Oh Man did anyone else notice that they changed the Corvette from a 66 to a 67 !?


----------



## ParkRNDL (Mar 20, 2002)

Piz said:


> Oh Man did anyone else notice that they changed the Corvette from a 66 to a 67 !?


 shouldn't be much of a difference... wasn't it '68 that the body style changed?

--rick


----------



## AfxToo (Aug 29, 2003)

We must all be on the same schedule. As soon as August hit I started looking for preview pics of the Chevys. So far, still waiting.


----------



## micyou03 (Apr 8, 2003)

I am really looking forward to them and as long as we get them I will be happy but I am in no rush. I haven't even got all my R5, R6, & R7s out of the box yet not to mention Xtraction F&F 1 and F&F 2. Whenever they come out I will be buying, but if they are late I am ok with that.


----------



## ParkRNDL (Mar 20, 2002)

ok, for those that don't read the diecast board...

when I saw this thread, I went over there and asked real nice if Higg or PMS (two JL employees that post regularly) had seen anything. Higg went down the hall to check... he said there were a few painted samples, but none of the new bodies. I think he'll remember us if he hears or sees anything early. He pretty frequently posts pictures of stuff as soon as it's around and he can get a digital camera shot.

--rick


----------



## AfxToo (Aug 29, 2003)

Yeah, summertime is tough. I usually get all my new cars unpacked, cleaned, and tuned within a few days of getting them. I'm only 2 cars into my F&F R2 case and I've had them for a few weeks. The two I've prepped are super.
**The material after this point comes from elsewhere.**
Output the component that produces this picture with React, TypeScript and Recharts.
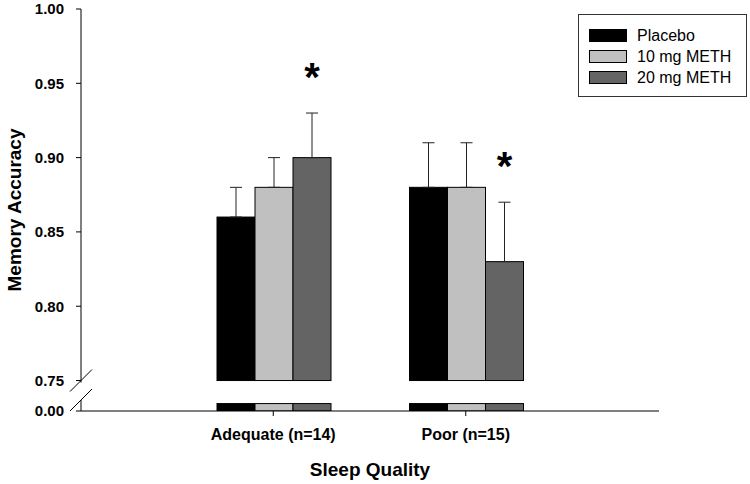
import React from 'react';
import { BarChart, Bar, XAxis, YAxis, ErrorBar, Legend, LabelList, Label } from 'recharts';

const groups = ['Adequate (n=14)', 'Poor (n=15)'];
const placebo = [0.86, 0.88];
const meth10 = [0.88, 0.88];
const meth20 = [0.9, 0.83];
const placeboErr = [0.02, 0.03];
const meth10Err = [0.02, 0.03];
const meth20Err = [0.03, 0.04];
const meth20Sig = ['*', '*'];
const yTickValues = [0, 0.75, 0.8, 0.85, 0.9, 0.95, 1.0];

// broken axis: everything above 0.75 is drawn as v - 0.75, 0.00 sits below the break
const BREAK_AT = 0.75;
const TOP_VAL = 0.25;
const ZERO_POS = -0.0205;
const STUB = 0.005;
const toPlot = (v: number) => (v >= BREAK_AT ? v - BREAK_AT : ZERO_POS + v);
const fromPlot = (t: number) => (t < -0.0001 ? t - ZERO_POS : t + BREAK_AT);

const W = 750;
const H = 484;
const TOP = 9;
const AXIS_X = 81;
const X_AXIS_H = 73;
const PLOT_H = H - TOP - X_AXIS_H;
const yPx = (t: number) => TOP + ((TOP_VAL - t) / (TOP_VAL - ZERO_POS)) * PLOT_H;

const series = [
  { key: 'placebo', name: 'Placebo', color: '#000000' },
  { key: 'meth10', name: '10 mg METH', color: '#c0c0c0' },
  { key: 'meth20', name: '20 mg METH', color: '#646464' },
];

const data = groups.map((g, i) => ({
  group: g,
  placebo: toPlot(placebo[i]),
  meth10: toPlot(meth10[i]),
  meth20: toPlot(meth20[i]),
  placeboErr: [0, placeboErr[i]],
  meth10Err: [0, meth10Err[i]],
  meth20Err: [0, meth20Err[i]],
  meth20Sig: meth20Sig[i],
  meth20ErrUp: meth20Err[i],
}));

const font = '"Liberation Sans", Arial, Helvetica, sans-serif';

const brokenBar = (key: string) => (props: any) => {
  const { x, y, width, height, fill, payload } = props;
  const ppu = height / payload[key];
  const zeroY = y + height - ZERO_POS * ppu;
  const stubTop = zeroY - STUB * ppu;
  return (
    <g>
      <rect x={x} y={y} width={width} height={height} fill={fill} stroke="#000" strokeWidth={1} />
      <rect x={x} y={stubTop} width={width} height={zeroY - stubTop} fill={fill} stroke="#000" strokeWidth={1} />
    </g>
  );
};

const sigLabel = (props: any) => {
  const { x, y, width, height, value, index } = props;
  const ppu = height / data[index].meth20;
  const errTop = y - data[index].meth20ErrUp * ppu;
  return (
    <text x={x + width / 2} y={errTop - 22} textAnchor="middle" fontSize={40} fontWeight="bold" fill="#000" fontFamily={font}>
      {value}
    </text>
  );
};

const LegendBox = () => (
  <div
    style={{
      width: 167,
      height: 71,
      border: '1px solid #333',
      background: '#fff',
      boxSizing: 'content-box',
      paddingTop: 10,
      fontFamily: font,
    }}
  >
    {series.map((s) => (
      <div key={s.key} style={{ display: 'flex', alignItems: 'center', height: 21, paddingLeft: 10 }}>
        <div style={{ width: 36, height: 11, background: s.color, border: '1px solid #000' }} />
        <span style={{ marginLeft: 10, fontSize: 16, color: '#000' }}>{s.name}</span>
      </div>
    ))}
  </div>
);

export default function App() {
  const gapTop = yPx(0) + 2;
  const gapBot = yPx(ZERO_POS) - 11;
  return (
    <div style={{ position: 'absolute', left: 0, top: 0, width: W, height: H, background: '#fff' }}>
      <BarChart
        width={W}
        height={H}
        data={data}
        margin={{ top: TOP, right: W - 659, bottom: 0, left: 0 }}
        barCategoryGap={40}
        barGap={0}
      >
        <XAxis
          dataKey="group"
          padding={{ left: 96, right: 97 }}
          height={X_AXIS_H}
          axisLine={{ stroke: '#000', strokeWidth: 1 }}
          tickLine={{ stroke: '#000' }}
          tickSize={5}
          tickMargin={13}
          tick={{ fill: '#000', fontSize: 16, fontWeight: 'bold', fontFamily: font }}
        >
          <Label
            value="Sleep Quality"
            position="insideBottom"
            offset={8}
            style={{ fill: '#000', fontSize: 19, fontWeight: 'bold', fontFamily: font }}
          />
        </XAxis>
        <YAxis
          type="number"
          width={AXIS_X}
          domain={[ZERO_POS, TOP_VAL]}
          allowDataOverflow
          ticks={yTickValues.map(toPlot)}
          tickFormatter={(t: number) => fromPlot(t).toFixed(2)}
          axisLine={{ stroke: '#000', strokeWidth: 1 }}
          tickLine={{ stroke: '#000' }}
          tickSize={5}
          tickMargin={12}
          tick={{ fill: '#000', fontSize: 15, fontWeight: 'bold', fontFamily: font }}
        >
          <Label
            content={() => {
              const cx = 14;
              const cy = TOP + PLOT_H / 2;
              return (
                <text
                  x={cx}
                  y={cy}
                  transform={`rotate(-90 ${cx} ${cy})`}
                  textAnchor="middle"
                  dominantBaseline="central"
                  fontSize={19}
                  fontWeight="bold"
                  fill="#000"
                  fontFamily={font}
                >
                  Memory Accuracy
                </text>
              );
            }}
          />
        </YAxis>
        <Legend
          layout="horizontal"
          verticalAlign="middle"
          align="center"
          wrapperStyle={{ top: 14, left: 578, width: 170 }}
          content={() => <LegendBox />}
        />
        {series.map((s) => (
          <Bar
            key={s.key}
            dataKey={s.key}
            name={s.name}
            fill={s.color}
            isAnimationActive={false}
            shape={brokenBar(s.key)}
          >
            <ErrorBar dataKey={`${s.key}Err`} width={6} stroke="#222" strokeWidth={1} direction="y" />
            {s.key === 'meth20' && <LabelList dataKey="meth20Sig" content={sigLabel} />}
          </Bar>
        ))}
      </BarChart>
      <svg width={W} height={H} style={{ position: 'absolute', left: 0, top: 0, pointerEvents: 'none' }}>
        <rect x={AXIS_X - 3} y={gapTop} width={6} height={gapBot - gapTop} fill="#fff" />
        <line x1={AXIS_X - 11} y1={yPx(0) + 11} x2={AXIS_X + 11} y2={yPx(0) - 11} stroke="#000" strokeWidth={1} />
        <line x1={AXIS_X - 11} y1={gapBot + 11} x2={AXIS_X + 11} y2={gapBot - 11} stroke="#000" strokeWidth={1} />
      </svg>
    </div>
  );
}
I picked up a few power steering kits and they work very nicely on the XTs. I also picked up a few Patriot Scorpions (at half price now that the Storm has arrived!) and a few double flange wheel sets and Supertires and most of it's still parked on my bench waiting for my attention. The Mopar Nats are coming and my grass just keeps on growing and work is calling all the time.... can't wait for winter .... nope, no that's not right. When the Bowties arrive I'll welcome them whenever they arrive at my door. I think these could turn out to be a blockbuster release if JL did a decent job with the molds. Then there's the Mopars coming in late fall. Daytonas, R/Ts, and Vipers... oh my. If JL pulls off the Bowtie Brigade and Mopar Muscle all in the same year they deserve a special place in the HO slot car hall of fame.


----------



## roadrner (Jul 21, 1999)

AfxToo said:


> Yeah, summertime is tough. I usually get all my new cars unpacked, cleaned, and tuned within a few days of getting them. I'm only 2 cars into my F&F R2 case and I've had them for a few weeks. The two I've prepped are super. I picked up a few power steering kits and they work very nicely on the XTs. I also picked up a few Patriot Scorpions (at half price now that the Storm has arrived!) and a few double flange wheel sets and Supertires and most of it's still parked on my bench waiting for my attention. The Mopar Nats are coming and my grass just keeps on growing and work is calling all the time.... can't wait for winter .... nope, no that's not right.


AfxToo,
Know what you mean. Seems my efforts to unpack an inner or get to work on customs drops 80% in the summer. Can't wait for the chill of fall to show up. Football season is basically here, won't be too much longer before the grass goes to sleep, then I'll be able to get back to the Batcave to concentrate on the projects, I hope.  rr


----------



## Maz HOF 2001 (Nov 1, 2006)

I've got to say that I'm curious... 

I bought the case (and maybe two) of these when they came out, and they're still sitting here, somewhere.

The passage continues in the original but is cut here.